| Given exercise |
Reproduce all lines of the listing below in which the word "code" occurs.

════════════════

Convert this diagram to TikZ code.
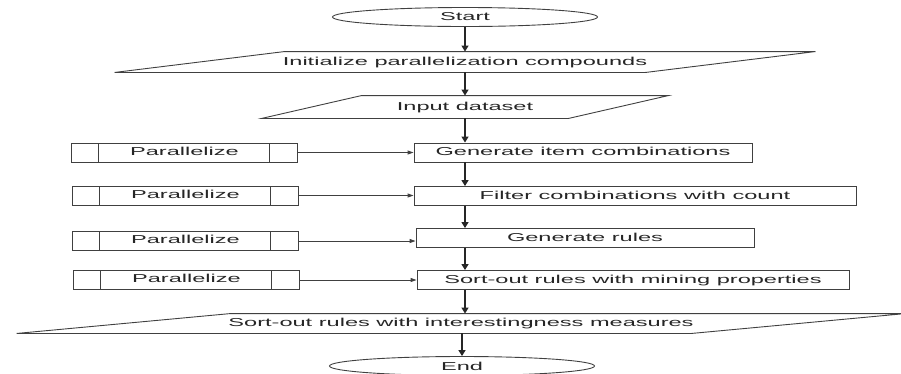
\documentclass[tikz,border=0pt]{standalone}
\usepackage{fontspec}
\setmainfont[FakeStretch=2.05]{Liberation Sans}
\usepackage{tikz}
\usetikzlibrary{shapes.geometric,arrows.meta}

\begin{document}
\begin{tikzpicture}[x=1pt,y=-1pt,line width=0.9pt,font=\fontsize{11.5}{13}\selectfont,
        term node/.style={ellipse,draw=black!75,text=black!85,minimum width=265pt,minimum height=19pt,inner sep=0pt},
        io node/.style={rectangle,text=black!85,text depth=2pt,minimum height=20pt,inner sep=0pt},
        proc node/.style={rectangle,draw=black!75,text=black!85,text depth=2pt,minimum height=19pt,inner sep=0pt},
        par node/.style={rectangle,draw=black!75,text=black!85,text depth=2.5pt,minimum width=226pt,minimum height=19pt,inner sep=0pt,
            path picture={\draw[black!75] ([xshift=27]path picture bounding box.north west) -- ([xshift=27]path picture bounding box.south west)
                ([xshift=-28]path picture bounding box.north east) -- ([xshift=-28]path picture bounding box.south east);}},
        flow/.style={-{Triangle[length=6pt,width=7pt]},line width=1.3pt,black!85},
        feed/.style={-{Triangle[length=6pt,width=4pt]},black!75}]
        \useasboundingbox (0,0) rectangle (901,373);
        \node[term node] (start) at (465,17) {Start};
        \node[io node,minimum width=530pt] (init) at (465,62) {Initialize parallelization compounds};
        \node[io node,minimum width=306pt,minimum height=22pt] (input) at (465,107) {Input dataset};
        \node[proc node,minimum width=338pt] (gen) at (583,152.5) {Generate item combinations};
        \node[proc node,minimum width=442pt] (filt) at (635,196) {Filter combinations with count};
        \node[proc node,minimum width=338pt] (rules) at (585,238) {Generate rules};
        \node[proc node,minimum width=432pt] (sortm) at (633,280) {Sort-out rules with mining properties};
        \node[io node,minimum width=674pt,minimum height=19pt] (sorti) at (461,323.5) {Sort-out rules with interestingness measures};
        \node[term node] (end) at (462,366) {End};
        \node[par node] (par1) at (184.5,152.5) {Parallelize};
        \node[par node] (par2) at (185.5,195.5) {Parallelize};
        \node[par node] (par3) at (185.5,241) {Parallelize};
        \node[par node] (par4) at (186.5,280) {Parallelize};
        % slanted outlines of the data boxes
        \foreach \n/\s in {init/85,input/50,sorti/107}
            \draw[black!75] ([xshift=-\s]\n.south west) -- ([xshift=\s]\n.north west)
                -- ([xshift=\s]\n.north east) -- ([xshift=-\s]\n.south east) -- cycle;
        \path[flow]
            (start) edge (init)
            (init) edge (input);
        \draw[flow] (input.south) -- (input.south |- gen.north);
        \draw[flow] (gen.south -| input) -- (filt.north -| input);
        \draw[flow] (filt.south -| input) -- (rules.north -| input);
        \draw[flow] (rules.south -| input) -- (sortm.north -| input);
        \draw[flow] (sortm.south -| input) -- (sorti.north -| input);
        \draw[flow] (sorti.south -| end) -- (end.north);
        \draw[feed] (par1.east) -- (par1.east -| gen.west);
        \draw[feed] (par2.east) -- (par2.east -| filt.west);
        \draw[feed] (par3.east) -- (par3.east -| rules.west);
        \draw[feed] (par4.east) -- (par4.east -| sortm.west);
    \end{tikzpicture}
\end{document}
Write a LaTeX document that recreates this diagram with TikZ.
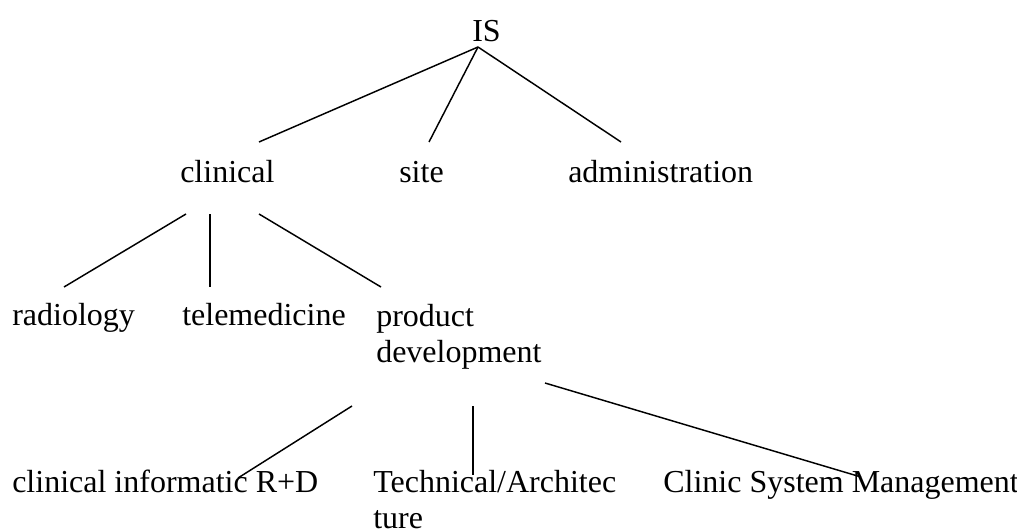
\documentclass[tikz,border=0pt]{standalone}
\usepackage{fontspec}
\setmainfont{Liberation Serif}
\begin{document}
\begin{tikzpicture}[x=0.75pt,y=-0.75pt,
  lbl/.style={inner sep=0pt,anchor=base west,align=left,font=\fontsize{24}{27}\selectfont},
  conn/.style={line width=1.1pt}]
\useasboundingbox[fill=white] (0,0) rectangle (1017,531);
\node[lbl] (is) at (472,42) {IS};
\node[lbl] (clin) at (180,183) {clinical};
\node[lbl] (site) at (399,183) {site};
\node[lbl] (adm) at (568,183) {administration};
\node[lbl] (rad) at (12,325) {radiology};
\node[lbl] (tele) at (182,325) {telemedicine};
\node[lbl] (prod) at (376,362) {product\\development};
\node[lbl] (ci) at (12,492) {clinical informatic R+D};
\node[lbl] (tech) at (373,528) {Technical/Architec\\ture};
\node[lbl] (csm) at (663,492) {Clinic System Management};
\draw[conn] ([shift={(6,5)}]is.base west) -- ([shift={(79,-41)}]clin.base west);
\draw[conn] ([shift={(6,5)}]is.base west) -- ([shift={(30,-41)}]site.base west);
\draw[conn] ([shift={(6,5)}]is.base west) -- ([shift={(53,-41)}]adm.base west);
\draw[conn] ([shift={(6,31)}]clin.base west) -- ([shift={(52,-38)}]rad.base west);
\draw[conn] ([shift={(30,31)}]clin.base west) -- ([shift={(28,-38)}]tele.base west);
\draw[conn] ([shift={(79,31)}]clin.base west) -- ([shift={(5,-75)}]prod.base west);
\draw[conn] ([shift={(-24,44)}]prod.base west) -- ([shift={(226,-14)}]ci.base west);
\draw[conn] ([shift={(97,44)}]prod.base west) -- ([shift={(100,-53)}]tech.base west);
\draw[conn] ([shift={(169,21)}]prod.base west) -- ([shift={(198,-15)}]csm.base west);
\end{tikzpicture}
\end{document}
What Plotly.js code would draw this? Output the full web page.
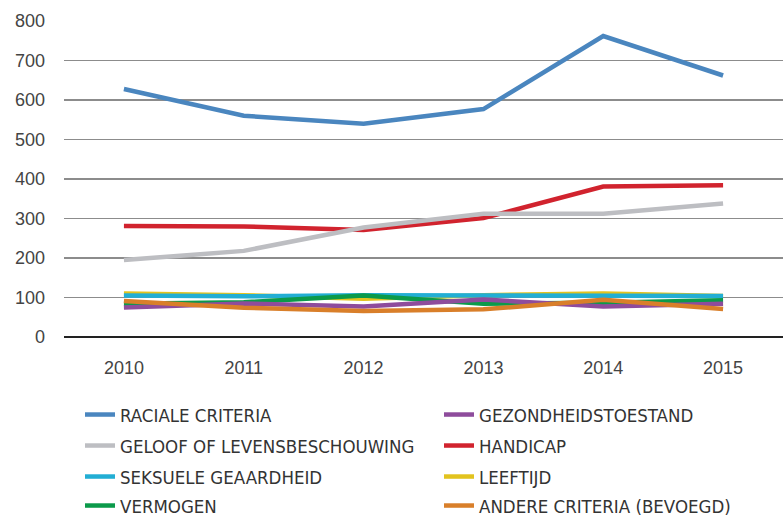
<!DOCTYPE html>
<html>
<head>
<meta charset="utf-8">
<script src="https://cdn.plot.ly/plotly-3.0.1.min.js"></script>
<style>html,body{margin:0;padding:0;background:#fff}#chart{width:783px;height:517px}</style>
</head>
<body>
<div id="chart"></div>
<script>
const years = ['2010','2011','2012','2013','2014','2015'];
const raciale   = [628, 560, 540, 577, 762, 662];
const handicap  = [281, 280, 271, 301, 381, 384];
const geloof    = [195, 218, 277, 312, 312, 338];
const leeftijd  = [110, 106, 97, 106, 110, 104];
const seksuele  = [105, 103, 106, 106, 105, 104];
const vermogen  = [84, 88, 105, 84, 87, 93];
const gezond    = [75, 85, 77, 95, 77, 84];
const andere    = [91, 74, 66, 70, 94, 71];

const series = [
  {name:'RACIALE CRITERIA', y:raciale, color:'#4a86bf', legend:'legend', rank:1},
  {name:'HANDICAP', y:handicap, color:'#d1232e', legend:'legend2', rank:4},
  {name:'GELOOF OF LEVENSBESCHOUWING', y:geloof, color:'#bdbec2', legend:'legend2', rank:3},
  {name:'LEEFTIJD', y:leeftijd, color:'#e2c31e', legend:'legend3', rank:6},
  {name:'SEKSUELE GEAARDHEID', y:seksuele, color:'#22aed4', legend:'legend3', rank:5},
  {name:'VERMOGEN', y:vermogen, color:'#0b9a4a', legend:'legend4', rank:7},
  {name:'GEZONDHEIDSTOESTAND', y:gezond, color:'#8e4c9c', legend:'legend', rank:2},
  {name:'ANDERE CRITERIA (BEVOEGD)', y:andere, color:'#d97f2a', legend:'legend4', rank:8}
];

const traces = series.map(s => ({
  type:'scatter', mode:'lines', x:years, y:s.y, name:s.name,
  line:{color:s.color, width:4.5}, legend:s.legend, legendrank:s.rank,
  hoverinfo:'x+y+name'
}));

const legFont = {family:'"Liberation Sans Narrow", "DejaVu Sans Condensed", "Liberation Sans", sans-serif', size:18.5, color:'#333'};
function leg(ypx){
  return {orientation:'h', xref:'container', yref:'container', x:80/783, xanchor:'left',
    y:1 - ypx/517, yanchor:'middle', entrywidth:314, entrywidthmode:'pixels',
    font:legFont, bgcolor:'rgba(0,0,0,0)', itemwidth:30, traceorder:'normal'};
}

const tickFont = {family:'"Liberation Sans", Arial, sans-serif', size:18, color:'#444'};

const layout = {
  width:783, height:517,
  margin:{l:64, r:0, t:21, b:180},
  paper_bgcolor:'#fff', plot_bgcolor:'#fff',
  showlegend:true,
  xaxis:{type:'category', range:[-0.5,5.5], showgrid:false, zeroline:false, showline:false,
    ticks:'', tickfont:tickFont, ticklabelstandoff:18, fixedrange:true},
  yaxis:{range:[0,800], dtick:100, showgrid:true, gridcolor:'#8c8c8c', gridwidth:1.5,
    zeroline:true, zerolinecolor:'#222', zerolinewidth:1.5, showline:false,
    ticks:'', tickfont:tickFont, ticklabelstandoff:18, fixedrange:true},
  legend:leg(415), legend2:leg(446), legend3:leg(477), legend4:leg(506)
};

Plotly.newPlot('chart', traces, layout, {displayModeBar:false, staticPlot:true});
</script>
</body>
</html>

════════════════

| Solution to the exercise |
Convert this diagram to TikZ code.
What Plotly.js code would draw this? Output the full web page.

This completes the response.